▶ _Exercise prompt_
Look for the string "this" and copy every line that has it.

▶ _Stored records_
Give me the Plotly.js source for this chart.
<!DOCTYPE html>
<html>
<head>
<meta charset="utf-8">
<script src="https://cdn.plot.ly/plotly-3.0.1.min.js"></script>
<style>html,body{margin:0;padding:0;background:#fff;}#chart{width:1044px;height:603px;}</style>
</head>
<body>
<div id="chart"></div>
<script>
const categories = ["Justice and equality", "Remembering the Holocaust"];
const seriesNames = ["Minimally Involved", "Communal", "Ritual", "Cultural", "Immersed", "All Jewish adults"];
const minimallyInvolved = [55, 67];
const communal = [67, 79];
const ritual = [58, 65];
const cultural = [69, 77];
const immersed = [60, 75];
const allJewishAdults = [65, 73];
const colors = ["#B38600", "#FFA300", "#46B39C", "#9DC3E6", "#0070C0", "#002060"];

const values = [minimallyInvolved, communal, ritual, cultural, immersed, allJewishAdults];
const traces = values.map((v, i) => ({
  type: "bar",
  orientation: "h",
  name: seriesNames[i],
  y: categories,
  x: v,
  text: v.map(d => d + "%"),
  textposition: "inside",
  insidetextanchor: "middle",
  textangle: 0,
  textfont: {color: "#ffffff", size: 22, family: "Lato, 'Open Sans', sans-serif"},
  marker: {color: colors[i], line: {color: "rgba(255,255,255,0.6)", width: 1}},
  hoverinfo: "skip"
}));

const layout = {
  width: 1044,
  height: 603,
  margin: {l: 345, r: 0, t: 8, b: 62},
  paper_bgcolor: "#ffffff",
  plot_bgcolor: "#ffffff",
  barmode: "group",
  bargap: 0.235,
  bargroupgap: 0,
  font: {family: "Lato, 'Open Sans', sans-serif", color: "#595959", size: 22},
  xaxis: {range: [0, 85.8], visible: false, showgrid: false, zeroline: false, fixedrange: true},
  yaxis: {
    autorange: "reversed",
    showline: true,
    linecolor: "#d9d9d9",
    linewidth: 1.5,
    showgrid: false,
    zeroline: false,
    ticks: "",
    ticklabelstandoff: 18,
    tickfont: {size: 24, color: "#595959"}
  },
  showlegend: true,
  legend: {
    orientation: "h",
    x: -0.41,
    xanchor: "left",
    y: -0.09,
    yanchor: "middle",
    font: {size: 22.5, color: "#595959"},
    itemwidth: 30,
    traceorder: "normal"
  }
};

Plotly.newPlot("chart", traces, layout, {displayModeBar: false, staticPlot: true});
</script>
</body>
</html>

---

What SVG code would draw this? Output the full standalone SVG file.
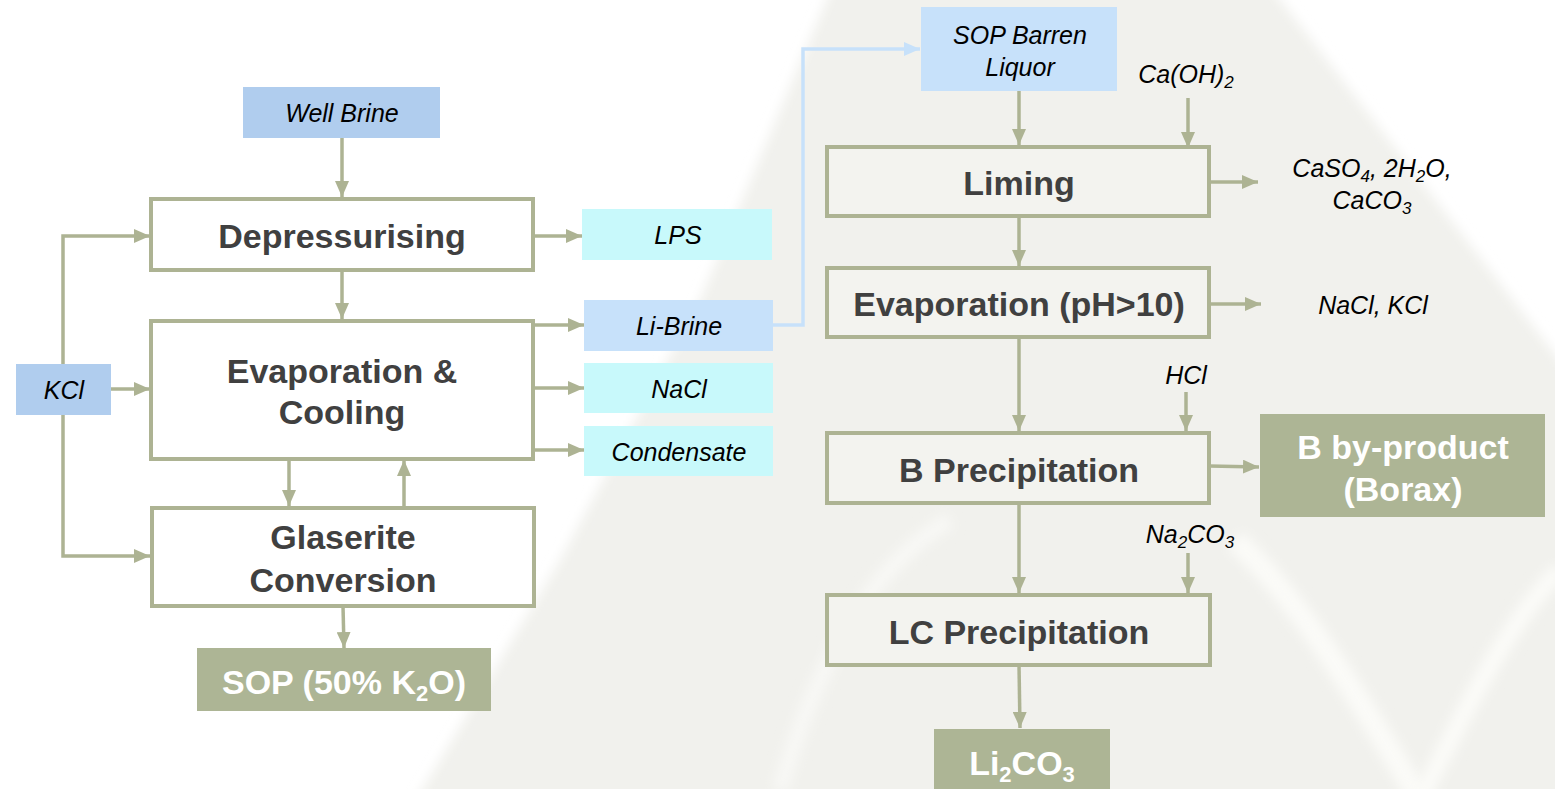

▶ _Result below_
Give me the Plotly.js source for this chart.
What SVG code would draw this? Output the full standalone SVG file.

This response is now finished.